Dunafon: “That’s the way Disney keeps employees on the premises, eating there, staying there as much as possible. They teach that one way to an employee’s heart is through food.

“We give our employees any meal on our menu for five dollars. It keeps them here, and helps them make good food suggestions to customers. And they love gift cards to Chili’s and other places.”

No. 5: Extend Every Sympathy to Customers

Disney employees are taught that when a guest comes to an employee with a complaint – any complaint – say “I’m sorry that happened to you. What can I do to fix it?”

Disney policy mandates that employees allow guests to voice their complaints fully while they listen carefully. Employees don’t need manager approval to, say, give someone a new ice cream cone. But they do need to keep a log of what they give away free.

Dunafon: “They taught me the effectiveness of taking my ego out of such situations. When dealing with customers, think ‘How would I feel in his shoes?’ If a girl spills a drink on his suit or his steak isn’t cooked the way he wanted it, don’t come one like I’m the manager.”

No. 6: Learn how Your Job Interconnects with Everyone Else’s

At Disney, this is known as cross-utilization. At all levels of the company, at least once a year, employees will spend several days or a week interacting with guests “on the front lines.”

For instance, the hotel housekeeping crews used to roll up all the bedding from each room before throwing it in a laundry cart. But when crew members spent time in the laundry facility, they saw all the extra time it took to unravel the bedding, they changed their practice and now fill the laundry carts one sheet at a time.

Disney  also preaches a very specific approach to managing people. All employees also are treated as VIPs – “very individual persons.” Every employee is taught they have a role to play in the grand production – in the kitchens, the offices, the bowels of the cruise ships. They teach the importance of all employees understanding each other’s roles.

Poague: “They told us how  they had the laundry people follow the housekeeping people around. They get to see how their job affects the next person down the line.

“Here, for instance, I have never been a deejay. But since I’m a manager, and also do the accounting and payroll, I have to learn what he does, and pay a lot closer attention to everyoneelse’s job. What I do affects everyone else, and vice versa.
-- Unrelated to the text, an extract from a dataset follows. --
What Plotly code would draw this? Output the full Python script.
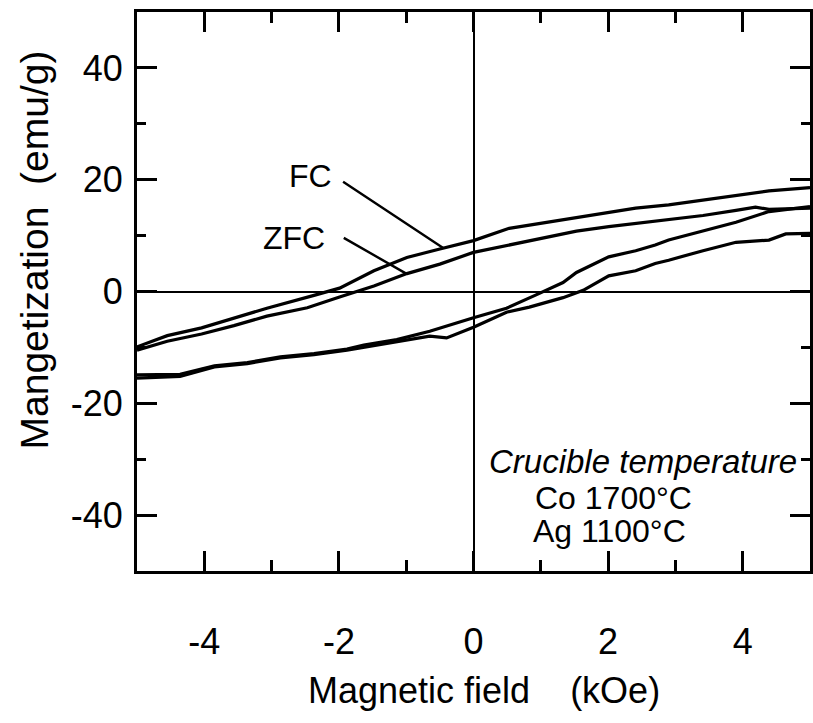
import plotly.graph_objects as go

# ---- data (field in kOe, magnetization in emu/g) ----
fc_desc_h = [-5.0, -4.55, -4.04, -3.56, -3.07, -2.37, -1.99, -1.48, -0.99, -0.50, 0.0,
             0.53, 1.04, 1.53, 2.01, 2.41, 2.90, 3.41, 3.90, 4.39, 5.0]
fc_desc_m = [-9.9, -7.9, -6.5, -4.7, -3.0, -0.7, 0.6, 3.7, 6.1, 7.6, 9.1,
             11.3, 12.3, 13.3, 14.2, 14.9, 15.5, 16.4, 17.2, 18.0, 18.6]

zfc_desc_h = [-5.0, -4.55, -4.04, -3.56, -3.07, -2.47, -1.99, -1.48, -0.99, -0.50, 0.0,
              0.53, 1.04, 1.53, 2.01, 2.41, 2.90, 3.41, 3.90, 4.19, 4.39, 5.0]
zfc_desc_m = [-10.5, -8.9, -7.6, -6.1, -4.4, -2.9, -1.0, 1.0, 3.2, 4.9, 7.0,
              8.3, 9.6, 10.8, 11.6, 12.2, 12.8, 13.6, 14.5, 15.1, 14.7, 14.9]

fc_asc_h = [-5.0, -4.36, -3.85, -3.36, -2.87, -2.37, -1.88, -1.63, -1.14, -0.65, 0.0,
            0.49, 0.93, 1.33, 1.53, 2.01, 2.41, 2.70, 2.90, 3.41, 3.90, 4.39, 5.0]
fc_asc_m = [-14.9, -14.8, -13.3, -12.7, -11.7, -11.1, -10.3, -9.6, -8.6, -7.1, -4.7,
            -3.0, -0.6, 1.6, 3.4, 6.2, 7.3, 8.3, 9.2, 10.9, 12.4, 14.3, 15.2]

zfc_asc_h = [-5.0, -4.36, -3.85, -3.36, -2.87, -2.37, -1.88, -1.63, -1.14, -0.65, -0.40, 0.0,
             0.49, 0.83, 1.33, 1.63, 2.01, 2.41, 2.70, 2.90, 3.41, 3.90, 4.39, 4.64, 5.0]
zfc_asc_m = [-15.5, -15.2, -13.5, -12.9, -11.9, -11.3, -10.5, -10.0, -9.0, -8.0, -8.3, -6.4,
             -3.7, -2.8, -1.1, 0.2, 2.8, 3.7, 5.0, 5.6, 7.3, 8.8, 9.2, 10.3, 10.4]

x_major_ticks = [-4, -2, 0, 2, 4]
x_minor_ticks = [-3, -1, 1, 3]
y_major_ticks = [-40, -20, 0, 20, 40]
y_minor_ticks = [-30, -10, 10, 30]

FONT = "Liberation Sans, Arial, Helvetica, sans-serif"
BLACK = "black"

fig = go.Figure()
for hx, my in [(fc_desc_h, fc_desc_m), (zfc_desc_h, zfc_desc_m),
               (fc_asc_h, fc_asc_m), (zfc_asc_h, zfc_asc_m)]:
    fig.add_trace(go.Scatter(x=hx, y=my, mode="lines",
                             line=dict(color=BLACK, width=3.2), hoverinfo="skip"))

axis_common = dict(
    showline=True, linecolor=BLACK, linewidth=2.8, mirror="ticks",
    ticks="inside", ticklen=20, tickwidth=2.6, tickcolor=BLACK,
    showgrid=False, zeroline=True, zerolinecolor=BLACK, zerolinewidth=2,
    tickfont=dict(family=FONT, size=36, color=BLACK),
)

fig.update_xaxes(range=[-5, 5], tickmode="array", tickvals=x_major_ticks,
                 ticktext=[("-" if v < 0 else "") + str(abs(v)) for v in x_major_ticks],
                 minor=dict(tickmode="array", tickvals=x_minor_ticks, ticks="inside",
                            ticklen=11, tickwidth=2.6, tickcolor=BLACK, showgrid=False),
                 ticklabelstandoff=37, **axis_common)
fig.update_yaxes(range=[-50, 50], tickmode="array", tickvals=y_major_ticks,
                 ticktext=[("-" if v < 0 else "") + str(abs(v)) for v in y_major_ticks],
                 minor=dict(tickmode="array", tickvals=y_minor_ticks, ticks="inside",
                            ticklen=9, tickwidth=2.6, tickcolor=BLACK, showgrid=False),
                 ticklabelstandoff=4, **axis_common)

nb = "\u00a0"
annotations = [
    # axis titles
    dict(text="Magnetic field" + nb * 4 + "(kOe)", xref="paper", yref="paper",
         x=(486 - 137) / 676, y=(571 - 690) / 559, xanchor="center", yanchor="middle",
         showarrow=False, font=dict(family=FONT, size=36, color=BLACK)),
    dict(text="Mangetization" + nb * 2 + "(emu/g)", xref="paper", yref="paper",
         x=(34 - 137) / 676, y=(571 - 250) / 559, xanchor="center", yanchor="middle",
         textangle=-90, showarrow=False, font=dict(family=FONT, size=39, color=BLACK)),
    # curve labels
    dict(text="FC", x=-2.42, y=20.7, xref="x", yref="y", showarrow=False,
         font=dict(family=FONT, size=32, color=BLACK)),
    dict(text="ZFC", x=-2.67, y=9.6, xref="x", yref="y", showarrow=False,
         font=dict(family=FONT, size=32, color=BLACK)),
    # pointer lines
    dict(text="", x=-0.45, y=7.8, ax=-1.96, ay=19.8, xref="x", yref="y",
         axref="x", ayref="y", showarrow=True, arrowhead=0, arrowwidth=2.4,
         arrowcolor=BLACK, standoff=0, startstandoff=0),
    dict(text="", x=-1.0, y=3.2, ax=-1.95, ay=9.75, xref="x", yref="y",
         axref="x", ayref="y", showarrow=True, arrowhead=0, arrowwidth=2.4,
         arrowcolor=BLACK, standoff=0, startstandoff=0),
    # crucible info
    dict(text="<i>Crucible temperature</i>", xref="paper", yref="paper",
         x=(489 - 137) / 676, y=(571 - 462) / 559, xanchor="left", yanchor="middle",
         showarrow=False, font=dict(family=FONT, size=33, color=BLACK)),
    dict(text="Co 1700°C", xref="paper", yref="paper",
         x=(535 - 137) / 676, y=(571 - 498) / 559, xanchor="left", yanchor="middle",
         showarrow=False, font=dict(family=FONT, size=32, color=BLACK)),
    dict(text="Ag 1100°C", xref="paper", yref="paper",
         x=(533 - 137) / 676, y=(571 - 531) / 559, xanchor="left", yanchor="middle",
         showarrow=False, font=dict(family=FONT, size=32, color=BLACK)),
]

fig.update_layout(
    width=813, height=723, autosize=False,
    margin=dict(l=137, r=0, t=12, b=152, pad=0),
    plot_bgcolor="white", paper_bgcolor="white",
    showlegend=False, annotations=annotations,
    font=dict(family=FONT, color=BLACK),
)

fig.write_html("out.html", config={"displayModeBar": False})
“When I train a new manager, I explain exactly why we want things done they way we want them done. Do this because when it gets to the bookkeeper, she has to do it this way. There’s a formula in what we ask you to do.”

No. 7: Details, Details, Details

Poague: “One day, when I was done with class, I visited the Epcot Center and was amazed at the details in all the different “worlds.” Around a lake they have little villages from all around the world. I have been to Morocco, so when I went to the Moroccan Village, sure enough the streets were tight and crowded. The smell of curry was so pervasive I felt like I was right back in Morrocco. The music in the pubs of England and Ireland was perfect. Norway, having been there I was astounded right down to the smells of rooms, the way they are supposed to be.“I spend a lot of time with our girls, explaining why one thing works better than another. It’s very common for our girls, when they first start working here, not to understand the art of seduction. Gypsy Rose Lee said you don’t have to be naked, you just have to think naked.
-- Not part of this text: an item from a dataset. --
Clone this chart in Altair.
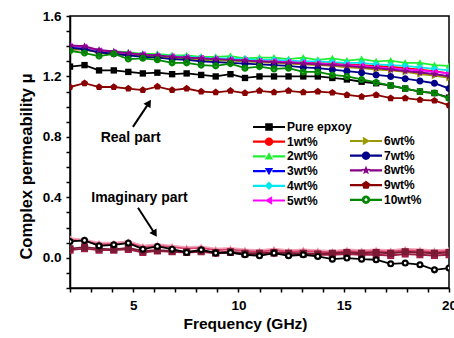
import math
import altair as alt
import pandas as pd

FONT = "Liberation Sans"

freq = [2.00, 2.69, 3.38, 4.08, 4.77, 5.46, 6.15, 6.85, 7.54, 8.23, 8.92, 9.62, 10.31,
        11.00, 11.69, 12.38, 13.08, 13.77, 14.46, 15.15, 15.85, 16.54, 17.23, 17.92,
        18.62, 19.31, 20.00]

series = ["Pure epxoy", "1wt%", "2wt%", "3wt%", "4wt%", "5wt%",
          "6wt%", "7wt%", "8wt%", "9wt%", "10wt%"]
colors = ["#000000", "#ff0000", "#22ee33", "#0000ff", "#00e8f0", "#ff00ff",
          "#9a9a00", "#000088", "#880088", "#880000", "#008800"]

real_pure = [1.265, 1.275, 1.24, 1.24, 1.23, 1.22, 1.225, 1.215, 1.22, 1.21, 1.20, 1.215, 1.19,
             1.20, 1.20, 1.20, 1.20, 1.20, 1.19, 1.18, 1.165, 1.155, 1.14, 1.12, 1.10, 1.09, 1.06]
real_1 = [1.38, 1.38, 1.36, 1.35, 1.345, 1.34, 1.335, 1.33, 1.325, 1.32, 1.315, 1.315, 1.31,
          1.305, 1.30, 1.30, 1.295, 1.29, 1.285, 1.28, 1.275, 1.27, 1.265, 1.255, 1.245, 1.235, 1.22]
real_2 = [1.38, 1.39, 1.37, 1.365, 1.36, 1.35, 1.35, 1.34, 1.34, 1.33, 1.33, 1.335, 1.32,
          1.325, 1.325, 1.315, 1.325, 1.31, 1.32, 1.305, 1.315, 1.30, 1.305, 1.29, 1.29, 1.275, 1.27]
real_3 = [1.39, 1.385, 1.365, 1.355, 1.345, 1.34, 1.33, 1.325, 1.32, 1.315, 1.31, 1.31, 1.30,
          1.30, 1.295, 1.29, 1.285, 1.28, 1.275, 1.27, 1.26, 1.255, 1.245, 1.235, 1.225, 1.215, 1.20]
real_4 = [1.39, 1.385, 1.37, 1.36, 1.35, 1.345, 1.34, 1.335, 1.33, 1.325, 1.32, 1.32, 1.315,
          1.31, 1.31, 1.305, 1.30, 1.30, 1.295, 1.29, 1.29, 1.28, 1.275, 1.27, 1.26, 1.25, 1.24]
real_5 = [1.40, 1.395, 1.37, 1.36, 1.35, 1.345, 1.335, 1.33, 1.325, 1.32, 1.315, 1.31, 1.305,
          1.30, 1.30, 1.295, 1.29, 1.285, 1.28, 1.275, 1.27, 1.26, 1.255, 1.245, 1.24, 1.23, 1.22]
real_6 = [1.38, 1.38, 1.36, 1.35, 1.34, 1.335, 1.33, 1.32, 1.315, 1.31, 1.305, 1.305, 1.30,
          1.295, 1.29, 1.285, 1.28, 1.275, 1.27, 1.26, 1.255, 1.245, 1.24, 1.23, 1.215, 1.205, 1.19]
real_7 = [1.39, 1.38, 1.36, 1.35, 1.34, 1.33, 1.325, 1.315, 1.31, 1.30, 1.295, 1.29, 1.285,
          1.28, 1.275, 1.27, 1.26, 1.255, 1.245, 1.235, 1.225, 1.21, 1.20, 1.185, 1.17, 1.155, 1.12]
real_8 = [1.405, 1.40, 1.375, 1.365, 1.355, 1.345, 1.34, 1.33, 1.325, 1.32, 1.315, 1.31, 1.305,
          1.30, 1.295, 1.29, 1.285, 1.28, 1.275, 1.27, 1.26, 1.255, 1.245, 1.235, 1.225, 1.215, 1.20]
real_9 = [1.13, 1.155, 1.13, 1.13, 1.12, 1.11, 1.133, 1.11, 1.12, 1.10, 1.095, 1.105, 1.09,
          1.105, 1.095, 1.105, 1.095, 1.10, 1.093, 1.078, 1.066, 1.078, 1.056, 1.056, 1.045, 1.04, 1.01]
real_10 = [1.37, 1.355, 1.335, 1.35, 1.315, 1.32, 1.31, 1.29, 1.29, 1.275, 1.27, 1.285, 1.255,
           1.265, 1.25, 1.255, 1.23, 1.23, 1.21, 1.20, 1.18, 1.16, 1.14, 1.12, 1.10, 1.09, 1.055]
real_values = [real_pure, real_1, real_2, real_3, real_4, real_5,
               real_6, real_7, real_8, real_9, real_10]

# imaginary part traces (as they appear in the figure)
imag_names = ["im_pink", "im_red", "im_maroon", "im_wine", "im_black"]
imag_colors = ["#f2a4b8", "#d8406a", "#a01e46", "#7a1a34", "#000000"]
imag_pink = [0.13, 0.12, 0.10, 0.10, 0.11, 0.08, 0.09, 0.08, 0.07, 0.075, 0.06, 0.065, 0.055,
             0.05, 0.06, 0.05, 0.055, 0.05, 0.045, 0.055, 0.05, 0.055, 0.05, 0.06, 0.055, 0.05, 0.055]
imag_red = [0.12, 0.11, 0.09, 0.09, 0.10, 0.07, 0.08, 0.07, 0.06, 0.065, 0.05, 0.055, 0.045,
            0.04, 0.05, 0.04, 0.045, 0.04, 0.035, 0.045, 0.04, 0.045, 0.04, 0.05, 0.045, 0.04, 0.045]
imag_maroon = [0.05, 0.06, 0.05, 0.05, 0.055, 0.035, 0.045, 0.04, 0.035, 0.04, 0.03, 0.035, 0.025,
               0.025, 0.03, 0.025, 0.025, 0.02, 0.02, 0.025, 0.02, 0.02, 0.015, 0.025, 0.02, 0.015, 0.02]
imag_wine = [0.06, 0.07, 0.06, 0.055, 0.065, 0.045, 0.05, 0.045, 0.04, 0.045, 0.035, 0.04, 0.03,
             0.03, 0.035, 0.03, 0.03, 0.025, 0.03, 0.035, 0.03, 0.035, 0.03, 0.04, 0.035, 0.03, 0.035]
imag_black = [0.108, 0.115, 0.079, 0.086, 0.097, 0.057, 0.075, 0.057, 0.035, 0.053, 0.031, 0.035, 0.02,
              0.013, 0.031, 0.013, 0.02, 0.009, -0.009, -0.002, -0.009, -0.013, -0.04, -0.035,
              -0.046, -0.08, -0.068]
imag_values = [imag_pink, imag_red, imag_maroon, imag_wine, imag_black]

x_ticks = list(range(2, 21))
y_ticks = [-0.2, -0.1, 0.0, 0.1, 0.2, 0.3, 0.4, 0.5, 0.6, 0.7, 0.8, 0.9,
           1.0, 1.1, 1.2, 1.3, 1.4, 1.5, 1.6]

ann_text = ["Real part", "Imaginary part"]
ann_x = [4.88, 5.30]
ann_y = [0.793, 0.397]
arrow_x = [4.99, 5.23]
arrow_y = [0.866, 0.331]
arrow_x2 = [5.75, 6.03]
arrow_y2 = [1.025, 0.159]
arrow_angle = [33, 148]

# ---------- marker geometry ----------
def poly(pts):
    return "M" + " L".join(f"{x:.3f},{y:.3f}" for x, y in pts) + " Z"

def circle_path(r, sweep=1):
    return f"M{-r:.3f},0 A{r:.3f},{r:.3f} 0 1,{sweep} {r:.3f},0 A{r:.3f},{r:.3f} 0 1,{sweep} {-r:.3f},0 Z"

def star_path(r):
    pts = []
    for i in range(10):
        a = -math.pi / 2 + i * math.pi / 5
        rr = r if i % 2 == 0 else r * 0.42
        pts.append((rr * math.cos(a), rr * math.sin(a)))
    return poly(pts)

def pent_path(r):
    return poly([(r * math.cos(-math.pi / 2 + i * 2 * math.pi / 5),
                  r * math.sin(-math.pi / 2 + i * 2 * math.pi / 5)) for i in range(5)])

def marker(kind, r):
    if kind == "square":
        return poly([(-r * 0.9, -r * 0.9), (r * 0.9, -r * 0.9), (r * 0.9, r * 0.9), (-r * 0.9, r * 0.9)])
    if kind == "circle":
        return circle_path(r)
    if kind == "tup":
        return poly([(0, -r), (r, r * 0.75), (-r, r * 0.75)])
    if kind == "tdown":
        return poly([(0, r), (-r, -r * 0.75), (r, -r * 0.75)])
    if kind == "diamond":
        return poly([(0, -r), (r, 0), (0, r), (-r, 0)])
    if kind == "tleft":
        return poly([(-r, 0), (r * 0.75, -r), (r * 0.75, r)])
    if kind == "tright":
        return poly([(r, 0), (-r * 0.75, r), (-r * 0.75, -r)])
    if kind == "star":
        return star_path(r * 1.15)
    if kind == "pent":
        return pent_path(r * 1.05)
    if kind == "ring":
        return circle_path(r) + " " + circle_path(r * 0.35, 0)
    return circle_path(r)

kinds = ["square", "circle", "tup", "tdown", "diamond", "tleft",
         "tright", "circle", "star", "pent", "ring"]

# legend symbol: nominal box 12 px (unit = 6 px); line spans +-16 px
LEG_UNIT = 6.0
def legend_symbol(kind):
    half = 16.0 / LEG_UNIT
    r = 4.2 / LEG_UNIT
    t = 1.1 / LEG_UNIT
    line = (poly([(-half, -t), (-r * 0.8, -t), (-r * 0.8, t), (-half, t)]) + " " +
            poly([(r * 0.8, -t), (half, -t), (half, t), (r * 0.8, t)]))
    return line + " " + marker(kind, r)

plot_shape = [marker(k, 1.0) for k in kinds]
legend_shape = [legend_symbol(k) for k in kinds]

# ---------- data tables ----------
real_rows = []
for s, vals in zip(series, real_values):
    for f, v in zip(freq, vals):
        real_rows.append({"freq": f, "value": v, "series": s})
real_df = pd.DataFrame(real_rows)

imag_rows = []
for s, vals in zip(imag_names, imag_values):
    for f, v in zip(freq, vals):
        imag_rows.append({"freq": f, "value": v, "series": s})
imag_df = pd.DataFrame(imag_rows)

ann_df = pd.DataFrame({"freq": ann_x, "value": ann_y, "text": ann_text})
arrow_df = pd.DataFrame({"freq": arrow_x, "value": arrow_y, "freq2": arrow_x2,
                         "value2": arrow_y2})
head_df = pd.DataFrame({"freq": arrow_x2, "value": arrow_y2, "angle": arrow_angle})

# ---------- encodings ----------
x_enc = alt.X("freq:Q",
              scale=alt.Scale(domain=[2, 20], nice=False, zero=False),
              axis=alt.Axis(title="Frequency (GHz)", values=x_ticks,
                            labelExpr="datum.value % 5 == 0 ? datum.label : ''",
                            labelOverlap=False, labelBound=False, labelFlush=False,
                            grid=False, tickSize=4, tickWidth=1.5, tickColor="black",
                            domainColor="black", domainWidth=1.5,
                            labelFont=FONT, labelFontSize=13.5, labelFontWeight="bold",
                            labelColor="black", labelPadding=6,
                            titleFont=FONT, titleFontSize=15.5, titleFontWeight="bold",
                            titleColor="black", titlePadding=5, titleX=175))
y_enc = alt.Y("value:Q",
              scale=alt.Scale(domain=[-0.2, 1.6], nice=False, zero=False),
              axis=alt.Axis(title="Complex permeability μ", values=y_ticks, format=".1f",
                            labelExpr="(abs(round(datum.value*10)) % 4 == 0) && (datum.value > -0.05) ? datum.label : ''",
                            labelOverlap=False, labelBound=False, labelFlush=False,
                            grid=False, tickSize=4, tickWidth=1.5, tickColor="black",
                            domainColor="black", domainWidth=1.5,
                            labelFont=FONT, labelFontSize=13.5, labelFontWeight="bold",
                            labelColor="black", labelPadding=5,
                            titleFont=FONT, titleFontSize=16.5, titleFontWeight="bold",
                            titleColor="black", titlePadding=8, titleY=150))

layers = []
# imaginary part (drawn first)
for name, col in zip(imag_names, imag_colors):
    base = alt.Chart(imag_df).transform_filter(alt.datum.series == name)
    shp = "circle" if name == "im_black" else ("triangle-up" if name in ("im_pink", "im_red") else "square")
    layers.append(base.mark_line(color=col, strokeWidth=1.8, clip=True).encode(x=x_enc, y=y_enc))
    layers.append(base.mark_point(color=col, filled=True, opacity=1, size=50, shape=shp,
                                  clip=True).encode(x=x_enc, y=y_enc))
    if name == "im_black":
        layers.append(base.mark_point(color="white", filled=True, opacity=1, size=7,
                                      clip=True).encode(x=x_enc, y=y_enc))

# real part
for s, col, shp in zip(series, colors, plot_shape):
    base = alt.Chart(real_df).transform_filter(alt.datum.series == s)
    layers.append(base.mark_line(color=col, strokeWidth=1.8, clip=True).encode(x=x_enc, y=y_enc))
    layers.append(base.mark_point(color=col, filled=True, opacity=1, size=50, shape=shp,
                                  clip=True).encode(x=x_enc, y=y_enc))

# legends (from invisible points)
def legend_layer(names, lx, ly):
    idx = [series.index(n) for n in names]
    leg = alt.Legend(title=None, orient="none", legendX=lx, legendY=ly,
                     labelFont=FONT, labelFontSize=12, labelFontWeight="bold",
                     labelColor="black", symbolSize=LEG_UNIT * LEG_UNIT * 4,
                     symbolStrokeWidth=0, symbolOpacity=1, rowPadding=2.7,
                     labelOffset=12, padding=0)
    return (alt.Chart(real_df)
            .transform_filter(alt.FieldOneOfPredicate(field="series", oneOf=names))
            .mark_point(filled=True, opacity=0, clip=True)
            .encode(x=x_enc, y=y_enc,
                    color=alt.Color("series:N", legend=leg,
                                    scale=alt.Scale(domain=names, range=[colors[i] for i in idx])),
                    shape=alt.Shape("series:N", legend=leg,
                                    scale=alt.Scale(domain=names, range=[legend_shape[i] for i in idx]))))

layers.append(legend_layer(series[:6], 193, 105))
layers.append(legend_layer(series[6:], 290, 119))

# annotations
layers.append(alt.Chart(ann_df).mark_text(font=FONT, fontSize=14, fontWeight="bold",
                                          color="black").encode(x=x_enc, y=y_enc, text="text:N"))
layers.append(alt.Chart(arrow_df).mark_rule(color="black", strokeWidth=2).encode(
    x=x_enc, y=y_enc, x2="freq2:Q", y2="value2:Q"))
layers.append(alt.Chart(head_df).mark_point(shape="triangle-up", filled=True, color="black",
                                            opacity=1, size=70).encode(
    x=x_enc, y=y_enc, angle=alt.Angle("angle:Q", scale=None)))

chart = (alt.layer(*layers)
         .resolve_scale(color="independent", shape="independent")
         .properties(width=379, height=272,
                     padding={"left": 70, "top": 16, "right": 5, "bottom": 50},
                     autosize=alt.AutoSizeParams(type="none"),
                     background="white")
         .configure_view(stroke="black", strokeWidth=1.5))

chart.save("out.html", embed_options={"renderer": "svg", "actions": False})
“It’s not what you look like, it’s how you interact with the customers. I tell them men like sparkly things; if you look expensive they’ll think you are and will treat you that way. We tell them why they should get their nails done, why wearing perfume and stage makeup will make them feel pretty, and they’ll project that to the customers. Different girls project different fantasies. Some with tattoos and piercings, that’s what they project.

“I can’t make girls do anything they don’t want to do, but I try to give them the knowledge they need to do their jobs better. I might say, ‘That’s a cute outfit, but if you added a skirt over those shorts, that’s one more piece to take off, and what is taken off is the art of striptease.”